Data on housing unit counts shows that the number of housing units in the Midway and surrounding neighborhoods has largely remained stagnant, or even declined somewhat, for several decades, sometimes even going back to the 1940s. New apartment buildings built in this decade are merely compensating for houses torn down to make way for Interstate 94 in the 1960s. Stagnant housing unit counts — paired with declining household size, going back centuries — suggests a declining population overall in the Midway, and by extension, fewer customers at local businesses and eyes on the street throughout the neighborhood.

Claim 3: “Nearly all of these buildings feature market-rate units, targeted at a more affluent demographic, which does nothing to lower the overall cost of housing or meet the dire need for affordable housing throughout St. Paul.”

While increases in the quantity of housing alone are generally insufficient to significantly reduce housing prices, it is simply incorrect to say that it has no impact at all; the counterpoint can be found immediately to the west, in Minneapolis. Amid robust construction of new housing since the late 2010s in Minneapolis, aided by policies such as eliminating mandatory parking requirements, encouraging the construction of apartments on commercial and public transit corridors, reducing minimum lot sizes, and allowing duplexes and triplexes to be built across the city by-right, average rent in Minneapolis has remained markedly stable.

From an article by Pew on the topic:

“From 2017 to 2022, Minneapolis increased its housing stock by 12% while rents grew by just 1%. Over the same period, the rest of Minnesota added only 4% to its housing stock while rents went up by 14% … Both Minneapolis and the rest of the state experienced population growth (1% and 3%, respectively) and household growth (10% and 7%, respectively), but despite increased demand, Minneapolis was able to limit rent growth by building more housing.”

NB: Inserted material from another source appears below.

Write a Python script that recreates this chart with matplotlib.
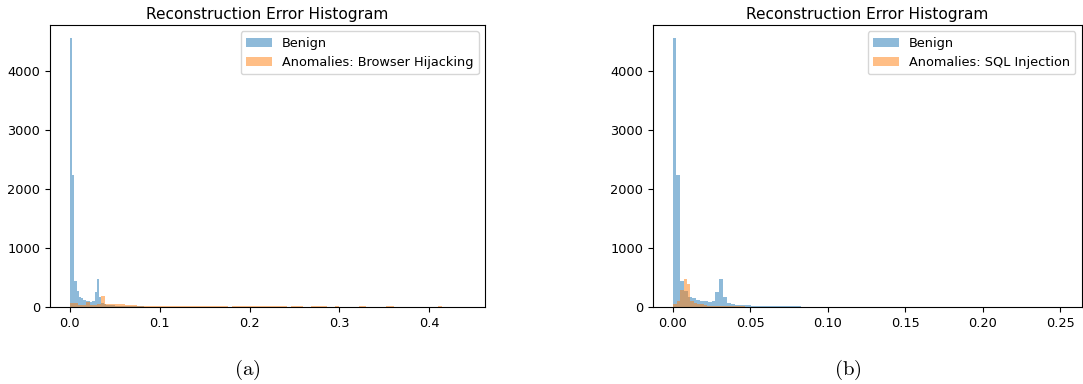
import numpy as np
import matplotlib
matplotlib.use('Agg')
import matplotlib.pyplot as plt

plt.rcParams['mathtext.fontset'] = 'cm'

TITLE = 'Reconstruction Error Histogram'

# benign reconstruction errors, 100 bins over [0, 0.2514]
benign_range = (0.0, 0.2514)
benign_counts = [4550, 2240, 440, 280, 175, 160, 120, 110, 100, 92,
                 110, 260, 480, 170, 70, 55, 45, 40, 38, 35,
                 22, 22, 20, 20, 20, 18, 18, 18, 16, 16,
                 15, 15, 14, 2, 1, 1, 0, 1, 0, 1,
                 0, 0, 1, 0, 0, 0, 1, 0, 0, 0,
                 0, 0, 0, 1, 0, 0, 0, 0, 0, 0,
                 0, 0, 0, 0, 0, 0, 0, 0, 0, 0,
                 0, 0, 0, 0, 0, 0, 0, 0, 0, 0,
                 0, 0, 0, 0, 0, 0, 0, 0, 0, 0,
                 0, 0, 0, 0, 0, 0, 0, 0, 0, 1]

# browser hijacking anomalies, 100 bins over [0, 0.44]
hijack_range = (0.0, 0.44)
hijack_counts = [80, 80, 40, 40, 85, 40, 40, 60, 190, 55,
                 55, 55, 55, 50, 35, 35, 35, 30, 22, 22,
                 20, 22, 20, 20, 22, 20, 20, 20, 20, 20,
                 20, 20, 20, 20, 20, 20, 20, 20, 20, 20,
                 0, 20, 20, 20, 20, 20, 20, 20, 20, 20,
                 20, 20, 20, 20, 20, 0, 20, 20, 20, 0,
                 0, 20, 20, 20, 18, 0, 0, 18, 0, 0,
                 0, 0, 0, 18, 18, 0, 0, 0, 0, 0,
                 18, 18, 0, 0, 0, 0, 0, 0, 0, 0,
                 0, 0, 0, 18, 0, 0, 0, 0, 0, 1]

# sql injection anomalies, 100 bins over [0.0005, 0.2205]
sql_range = (0.0005, 0.2205)
sql_counts = [60, 110, 290, 475, 390, 110, 65, 55, 50, 35,
              30, 28, 25, 22, 22, 22, 20, 20, 20, 18,
              18, 1, 0, 1, 0, 0, 1, 0, 0, 0,
              0, 0, 0, 0, 0, 0, 0, 0, 0, 0,
              0, 0, 0, 0, 0, 0, 0, 0, 0, 0,
              0, 0, 0, 0, 0, 0, 0, 0, 0, 0,
              0, 0, 0, 0, 0, 0, 0, 0, 0, 0,
              0, 0, 0, 0, 0, 0, 0, 0, 0, 0,
              0, 0, 0, 0, 0, 0, 0, 0, 0, 0,
              0, 0, 0, 0, 0, 0, 0, 0, 0, 1]


def drawHist(ax, counts, rng, label):
    edges = np.linspace(rng[0], rng[1], len(counts) + 1)
    centers = (edges[:-1] + edges[1:]) / 2
    ax.hist(centers, bins=edges, weights=counts, alpha=0.5, label=label)


def createPanel(ax, anomaly_counts, anomaly_range, anomaly_label):
    drawHist(ax, benign_counts, benign_range, 'Benign')
    drawHist(ax, anomaly_counts, anomaly_range, anomaly_label)
    ax.set_title(TITLE, fontsize=11.1, pad=4)
    ax.tick_params(labelsize=9.3)
    ax.legend(loc='upper right', fontsize=9.3)


fig = plt.figure(figsize=(10.83, 3.84), dpi=100)
ax1 = fig.add_axes([0.0462, 0.1997, 0.4017, 0.7352])
ax2 = fig.add_axes([0.6030, 0.1997, 0.3960, 0.7352])

createPanel(ax1, hijack_counts, hijack_range, 'Anomalies: Browser Hijacking')
createPanel(ax2, sql_counts, sql_range, 'Anomalies: SQL Injection')

# sub-figure captions
fig.text(247 / 1083, 1 - 370 / 384, r'$\mathrm{(a)}$', ha='center', va='center', fontsize=15)
fig.text(848 / 1083, 1 - 370 / 384, r'$\mathrm{(b)}$', ha='center', va='center', fontsize=15)

fig.savefig('out.png', dpi=100)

Courtesy of the Financial Times, “Repeat after me: building any new homes reduces housing costs for all”

Although it is true that increasing opportunities for private housing development has a positive effect in mediating housing costs, it is not sufficient on its own to fully deal with all aspects of the housing crisis, especially given the immediacy of the issue and the social need for deeply affordable housing, which is unlikely to be met by for-profit private development alone.

An idea I find intriguing is the notion of a countercyclical public housing developer. Following the lead of places like Singapore, it means state and local governments build housing themselves, without having to fiddle with tax credits, financing deals and other incentives to convince the private sector to meet the social and environmental needs of building affordable infill housing in urban areas. Furthermore, public development could act in a countercyclical manner, maintaining building capacity and employment even in economic downturns when private developers cannot or do not want to build. Interestingly, the grandiose nature of the Saint Paul City Hall and Ramsey County Courthouse result from this tendency, as both labor and material costs fell during the Great Depression (How such a public development scheme might work best in St. Paul today is best left to a future article.)

It is naturally easier to identify current faults with a place than to proactively identify future pathways beyond those faults. But if a significant issue with the Midway has been alternating states of stagnation and decline for several decades — as evidenced by the panoply of vacant lots where homes and storefronts once stood — then we should be less quick to castigate recent construction that has created new homes for new residents to live in the Midway, walk along its sidewalks, frequent its businesses and ultimately contribute to what, at its core, makes a neighborhood — its people.